The enterprises that are deploying agents successfully are the ones treating the boundary between model decision and execution as a first-class architectural concern. The ones struggling are the ones that gave the model a list of tools, pointed it at their systems, and assumed responsibility for outcomes would sort itself out.
What Agents Still Cannot Do
The most persistent misconception I encounter, even among technically sophisticated professionals, is that tool calling makes AI agents autonomous in a meaningful sense.
It doesn’t. Not yet.
The current generation of agents has no persistent memory between sessions unless you build it explicitly. They have no awareness of goals that extend beyond the current context window. They do not independently decide to go check something they weren’t asked about. Every tool call happens in response to an in-session request, within a context that began with the current conversation.
IBM’s researchers put it plainly: what the market currently calls “agents” is mostly LLMs with function calling and rudimentary planning capabilities added. That is not a dismissal. The combination is genuinely useful and increasingly capable. But it is different from a truly autonomous system that operates independently over time, and treating them as equivalent leads to misplaced trust and predictable failures in production.
Simon Willison, one of the more rigorous thinkers on this topic, settled on a working definition of an agent as “an LLM that runs tools in a loop to achieve a goal.” That’s a useful frame precisely because it doesn’t overclaim. The loop has a start. The goal comes from a human. The tools are predefined. The model reasons within those constraints.
For enterprise leaders, this is actually reassuring. You are not deploying an unpredictable autonomous system. You are deploying a structured decision-maker that operates within explicitly defined boundaries you control. The tools are yours to define. The permissions are yours to set. The execution is yours to govern. That’s not a limitation to apologize for. It’s the foundation of a trustworthy system.
The Mental Model That Changes How You Build
If there’s one frame worth carrying out of this, it’s this: the LLM is the brain. Your application is the hands.
The model reasons about what needs to happen and expresses that reasoning as structured decisions. Your infrastructure executes those decisions, returns results, and ultimately delivers output to the user. That separation is deliberate and it’s beneficial. It means you can update models as they improve without rebuilding your execution layer. It means you can instrument and observe every decision the model makes, because those decisions always flow through a controlled interface. It means you can apply governance, security controls, and approval workflows at the decision boundary, which is exactly where they belong.

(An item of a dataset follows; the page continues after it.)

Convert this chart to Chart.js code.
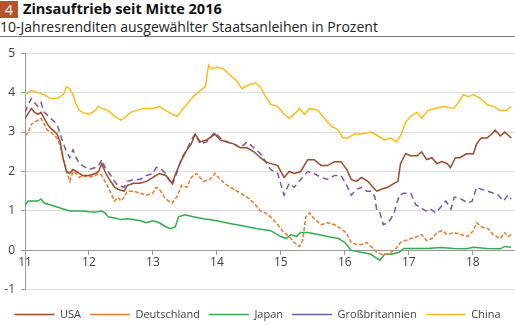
<!DOCTYPE html>
<html>
<head>
<meta charset="utf-8">
<script src="https://cdn.jsdelivr.net/npm/chart.js@4"></script>
<style>
  body { margin: 0; background: #fff; font-family: "Open Sans", sans-serif; }
  #wrap { position: relative; width: 515px; height: 325px; overflow: hidden; }
  #head { position: absolute; left: 0; top: 0; width: 515px; height: 36px; border-bottom: 1.5px solid #7a7a7a; }
  .t1 { position: absolute; left: 0; top: 0; height: 18px; line-height: 18px; font-size: 14.5px; color: #111; }
  .num { display: inline-block; width: 18px; height: 17px; line-height: 17px; margin-top: 1px; background: #b5532a; color: #fff; text-align: center; font-weight: normal; margin-right: 5px; vertical-align: top; }
  .t2 { position: absolute; left: 0; top: 18px; font-size: 14px; color: #222; line-height: 17px; }
  #box { position: absolute; left: 0; top: 40px; width: 515px; height: 290px; }
</style>
</head>
<body>
<div id="wrap">
  <div id="head">
    <div class="t1"><span class="num">4</span><b>Zinsauftrieb seit Mitte 2016</b></div>
    <div class="t2">10-Jahresrenditen ausgewählter Staatsanleihen in Prozent</div>
  </div>
  <div id="box"><canvas id="chart"></canvas></div>
</div>
<script>
// [Jahr (11 = 2011), Rendite in %]
const usa = [
  [11.0,3.35],[11.1,3.6],[11.15,3.5],[11.2,3.45],[11.25,3.5],[11.3,3.35],[11.35,3.2],[11.4,3.1],[11.5,2.95],[11.55,2.75],
  [11.6,2.3],[11.65,2.0],[11.7,1.95],[11.75,2.05],[11.8,2.0],[11.85,1.95],[11.9,1.9],[12.0,1.9],[12.1,1.95],[12.15,2.0],
  [12.2,2.2],[12.25,2.0],[12.3,1.85],[12.4,1.6],[12.45,1.55],[12.55,1.5],[12.6,1.65],[12.7,1.7],[12.8,1.7],[12.9,1.75],
  [13.0,1.85],[13.1,1.95],[13.2,1.9],[13.3,1.7],[13.37,2.0],[13.45,2.3],[13.53,2.55],[13.6,2.7],[13.66,2.95],[13.74,2.75],
  [13.84,2.8],[13.97,2.95],[14.05,2.8],[14.16,2.75],[14.26,2.7],[14.37,2.6],[14.47,2.6],[14.58,2.5],[14.68,2.35],[14.76,2.25],
  [14.84,2.2],[14.95,2.15],[15.05,1.85],[15.13,2.0],[15.21,1.95],[15.31,2.0],[15.42,2.3],[15.52,2.3],[15.63,2.15],[15.73,2.15],
  [15.84,2.25],[15.94,2.25],[16.03,2.05],[16.1,1.8],[16.18,1.75],[16.26,1.85],[16.36,1.75],[16.44,1.6],[16.5,1.5],[16.57,1.55],
  [16.67,1.6],[16.77,1.7],[16.83,1.75],[16.87,2.2],[16.95,2.45],[17.03,2.4],[17.13,2.4],[17.2,2.5],[17.28,2.3],[17.36,2.35],
  [17.44,2.2],[17.52,2.25],[17.6,2.2],[17.65,2.1],[17.73,2.35],[17.8,2.35],[17.9,2.45],[18.01,2.45],[18.06,2.7],[18.13,2.85],
  [18.22,2.85],[18.3,2.95],[18.35,3.05],[18.43,2.9],[18.5,3.0],[18.6,2.85]
];
const deutschland = [
  [11.0,2.9],[11.05,3.0],[11.1,3.2],[11.15,3.25],[11.2,3.3],[11.25,3.35],[11.3,3.2],[11.35,3.05],[11.4,3.0],[11.5,2.85],
  [11.55,2.65],[11.6,2.3],[11.65,2.0],[11.7,1.75],[11.75,2.0],[11.8,1.95],[11.85,1.85],[11.9,1.9],[12.0,1.85],[12.1,1.9],
  [12.15,1.95],[12.2,1.9],[12.25,1.75],[12.3,1.6],[12.4,1.25],[12.45,1.35],[12.5,1.25],[12.55,1.35],[12.6,1.5],[12.7,1.5],
  [12.8,1.45],[12.9,1.4],[13.0,1.45],[13.05,1.6],[13.1,1.55],[13.2,1.3],[13.3,1.2],[13.37,1.35],[13.45,1.65],[13.53,1.6],
  [13.6,1.85],[13.68,1.95],[13.79,1.75],[13.89,1.8],[13.97,1.95],[14.05,1.8],[14.16,1.65],[14.26,1.55],[14.37,1.45],[14.47,1.35],
  [14.58,1.2],[14.68,1.0],[14.76,0.95],[14.84,0.85],[14.95,0.65],[15.05,0.45],[15.13,0.35],[15.21,0.2],[15.29,0.1],[15.34,0.25],
  [15.39,0.85],[15.45,0.95],[15.52,0.8],[15.63,0.65],[15.73,0.7],[15.84,0.65],[15.94,0.55],[16.02,0.45],[16.1,0.2],[16.18,0.15],
  [16.26,0.15],[16.34,0.2],[16.41,0.1],[16.5,-0.05],[16.57,-0.1],[16.65,-0.1],[16.72,-0.05],[16.8,0.05],[16.87,0.2],[16.95,0.25],
  [17.03,0.3],[17.13,0.35],[17.2,0.4],[17.28,0.25],[17.36,0.3],[17.44,0.45],[17.52,0.5],[17.6,0.4],[17.71,0.45],[17.82,0.4],
  [17.92,0.35],[18.01,0.5],[18.06,0.7],[18.13,0.6],[18.24,0.55],[18.32,0.4],[18.43,0.3],[18.5,0.45],[18.55,0.35],[18.6,0.4]
];
const japan = [
  [11.0,1.15],[11.05,1.25],[11.1,1.25],[11.2,1.25],[11.25,1.3],[11.3,1.2],[11.4,1.15],[11.5,1.1],[11.6,1.05],[11.7,1.0],
  [11.8,1.0],[11.9,1.0],[12.0,0.98],[12.1,0.97],[12.2,1.0],[12.25,0.95],[12.3,0.85],[12.4,0.82],[12.5,0.78],[12.6,0.8],
  [12.7,0.78],[12.8,0.75],[12.9,0.7],[13.0,0.75],[13.1,0.7],[13.2,0.6],[13.28,0.55],[13.35,0.6],[13.4,0.85],[13.5,0.9],
  [13.63,0.85],[13.79,0.8],[14.0,0.75],[14.2,0.68],[14.42,0.62],[14.63,0.55],[14.84,0.5],[15.0,0.35],[15.08,0.3],[15.16,0.4],
  [15.24,0.35],[15.31,0.45],[15.42,0.45],[15.58,0.4],[15.73,0.35],[15.9,0.3],[16.0,0.2],[16.05,0.1],[16.1,0.0],[16.26,-0.05],
  [16.41,-0.1],[16.5,-0.2],[16.55,-0.25],[16.62,-0.1],[16.72,-0.1],[16.85,-0.05],[16.92,0.05],[17.08,0.05],[17.28,0.05],[17.5,0.07],
  [17.7,0.05],[17.9,0.04],[18.01,0.08],[18.22,0.05],[18.43,0.04],[18.5,0.1],[18.6,0.08]
];
const grossbritannien = [
  [11.0,3.5],[11.05,3.7],[11.1,3.85],[11.15,3.75],[11.2,3.65],[11.25,3.75],[11.3,3.5],[11.4,3.35],[11.5,3.2],[11.55,2.95],
  [11.6,2.7],[11.65,2.5],[11.7,2.35],[11.75,2.55],[11.8,2.35],[11.85,2.2],[11.9,2.15],[12.0,2.05],[12.1,2.1],[12.15,2.15],
  [12.2,2.3],[12.25,2.1],[12.3,2.0],[12.4,1.75],[12.45,1.65],[12.55,1.6],[12.6,1.75],[12.7,1.8],[12.8,1.8],[12.9,1.9],
  [13.0,1.95],[13.05,2.1],[13.1,2.1],[13.2,1.95],[13.3,1.65],[13.37,1.95],[13.45,2.35],[13.53,2.55],[13.6,2.8],[13.66,2.95],
  [13.74,2.7],[13.84,2.75],[13.97,3.0],[14.05,2.85],[14.16,2.75],[14.26,2.7],[14.37,2.6],[14.47,2.75],[14.58,2.6],[14.68,2.45],
  [14.76,2.25],[14.84,2.05],[14.95,1.95],[15.05,1.4],[15.13,1.7],[15.21,1.6],[15.31,1.8],[15.42,2.0],[15.52,1.95],[15.63,1.85],
  [15.73,1.8],[15.84,1.9],[15.94,1.9],[16.03,1.65],[16.1,1.4],[16.18,1.55],[16.26,1.6],[16.34,1.5],[16.41,1.5],[16.47,1.35],
  [16.5,1.0],[16.55,0.95],[16.6,0.65],[16.67,0.7],[16.72,0.8],[16.77,0.95],[16.85,1.4],[16.92,1.45],[17.03,1.45],[17.11,1.15],
  [17.18,1.1],[17.26,1.0],[17.34,1.05],[17.42,0.95],[17.5,1.1],[17.58,1.25],[17.66,1.05],[17.71,1.35],[17.82,1.3],[17.92,1.2],
  [17.99,1.25],[18.06,1.6],[18.13,1.55],[18.24,1.5],[18.32,1.45],[18.4,1.4],[18.48,1.25],[18.55,1.4],[18.6,1.3]
];
const china = [
  [11.0,3.95],[11.1,4.05],[11.2,4.0],[11.3,3.95],[11.4,3.85],[11.5,3.85],[11.6,3.95],[11.65,4.15],[11.7,4.1],[11.75,3.95],
  [11.8,3.7],[11.85,3.55],[11.9,3.5],[12.0,3.45],[12.1,3.55],[12.15,3.65],[12.2,3.6],[12.3,3.55],[12.4,3.4],[12.5,3.3],
  [12.55,3.35],[12.65,3.5],[12.75,3.55],[12.85,3.6],[13.0,3.6],[13.1,3.65],[13.2,3.55],[13.3,3.45],[13.38,3.4],[13.45,3.55],
  [13.53,3.7],[13.63,3.9],[13.74,4.05],[13.82,4.15],[13.87,4.7],[13.92,4.6],[14.0,4.65],[14.1,4.6],[14.2,4.45],[14.31,4.3],
  [14.39,4.1],[14.5,4.2],[14.6,4.25],[14.68,4.15],[14.76,3.9],[14.84,3.7],[14.95,3.65],[15.05,3.45],[15.13,3.35],[15.24,3.5],
  [15.29,3.6],[15.37,3.45],[15.45,3.6],[15.58,3.55],[15.68,3.35],[15.79,3.15],[15.9,3.05],[15.97,2.85],[16.05,2.85],[16.15,2.95],
  [16.26,2.95],[16.41,3.0],[16.52,2.9],[16.62,2.8],[16.72,2.85],[16.8,2.75],[16.87,2.9],[16.95,3.25],[17.03,3.4],[17.13,3.5],
  [17.2,3.35],[17.3,3.55],[17.41,3.6],[17.54,3.65],[17.7,3.6],[17.78,3.75],[17.85,3.95],[17.93,3.9],[18.01,3.95],[18.12,3.85],
  [18.22,3.7],[18.32,3.65],[18.43,3.55],[18.53,3.55],[18.6,3.65]
];
const seriesNames = ['USA', 'Deutschland', 'Japan', 'Großbritannien', 'China'];
const yearTicks = [11, 12, 13, 14, 15, 16, 17, 18];

const toPoints = (rows) => rows.map(([x, y]) => ({ x, y }));

const line = (label, rows, color, dash) => ({
    label,
    data: toPoints(rows),
    borderColor: color,
    backgroundColor: color,
    borderWidth: 1.5,
    borderDash: dash,
    pointRadius: 0,
    tension: 0
});

const tickFont = { family: 'Open Sans', size: 12 };

new Chart(document.getElementById('chart'), {
    type: 'line',
    data: {
        datasets: [
            line(seriesNames[0], usa, '#9b4a25', []),
            line(seriesNames[1], deutschland, '#ec7a2c', [4, 2]),
            line(seriesNames[2], japan, '#33ad4c', []),
            line(seriesNames[3], grossbritannien, '#7659ad', [6, 4]),
            line(seriesNames[4], china, '#fdbb1c', [])
        ]
    },
    options: {
        responsive: true,
        maintainAspectRatio: false,
        animation: false,
        layout: { padding: { top: 13, right: 0, left: 0, bottom: 0 } },
        scales: {
            x: {
                type: 'linear',
                position: { y: 0 },
                min: 11,
                max: 18.66,
                afterBuildTicks: (s) => { s.ticks = yearTicks.map(v => ({ value: v })); },
                ticks: { color: '#404040', font: tickFont, padding: 1, callback: (v) => String(v) },
                grid: { drawOnChartArea: false, drawTicks: true, tickLength: 4, color: '#9a9a9a' },
                border: { color: '#9a9a9a' }
            },
            y: {
                min: -1,
                max: 5,
                afterFit: (s) => { s.width = 25; },
                ticks: { stepSize: 1, color: '#404040', font: tickFont, padding: 6 },
                grid: { color: '#dcdcdc', tickLength: 4, tickColor: '#9a9a9a' },
                border: { color: '#9a9a9a' }
            }
        },
        plugins: {
            tooltip: { enabled: false },
            legend: {
                position: 'bottom',
                // empty title only adds the gap between plot and legend
                title: { display: true, text: '', font: { size: 1 }, padding: { top: 0, bottom: 9 } },
                labels: {
                    usePointStyle: true,
                    pointStyle: 'line',
                    pointStyleWidth: 40,
                    boxHeight: 8,
                    padding: 9,
                    color: '#404040',
                    font: { family: 'Open Sans', size: 11 }
                }
            }
        }
    }
});
</script>
</body>
</html>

For anyone building AI agents in an enterprise context, the questions that matter most are not just “which model should we use” or “which framework should we adopt.” The questions are: what tools are we giving this model access to? How precisely have we described when each tool should be used? What are the constraints on what can and cannot be executed? Who reviews the audit trail, and how often?
Understanding how AI agents actually work at this level, the decision layer, the execution layer, the governance layer, changes how you design, how you test, and how you talk to business stakeholders about what you’re building.
The AI isn’t doing the work. It’s deciding what work needs to be done, and by whom. Once you internalize that, you can start building systems that aren’t just capable. They’re trustworthy.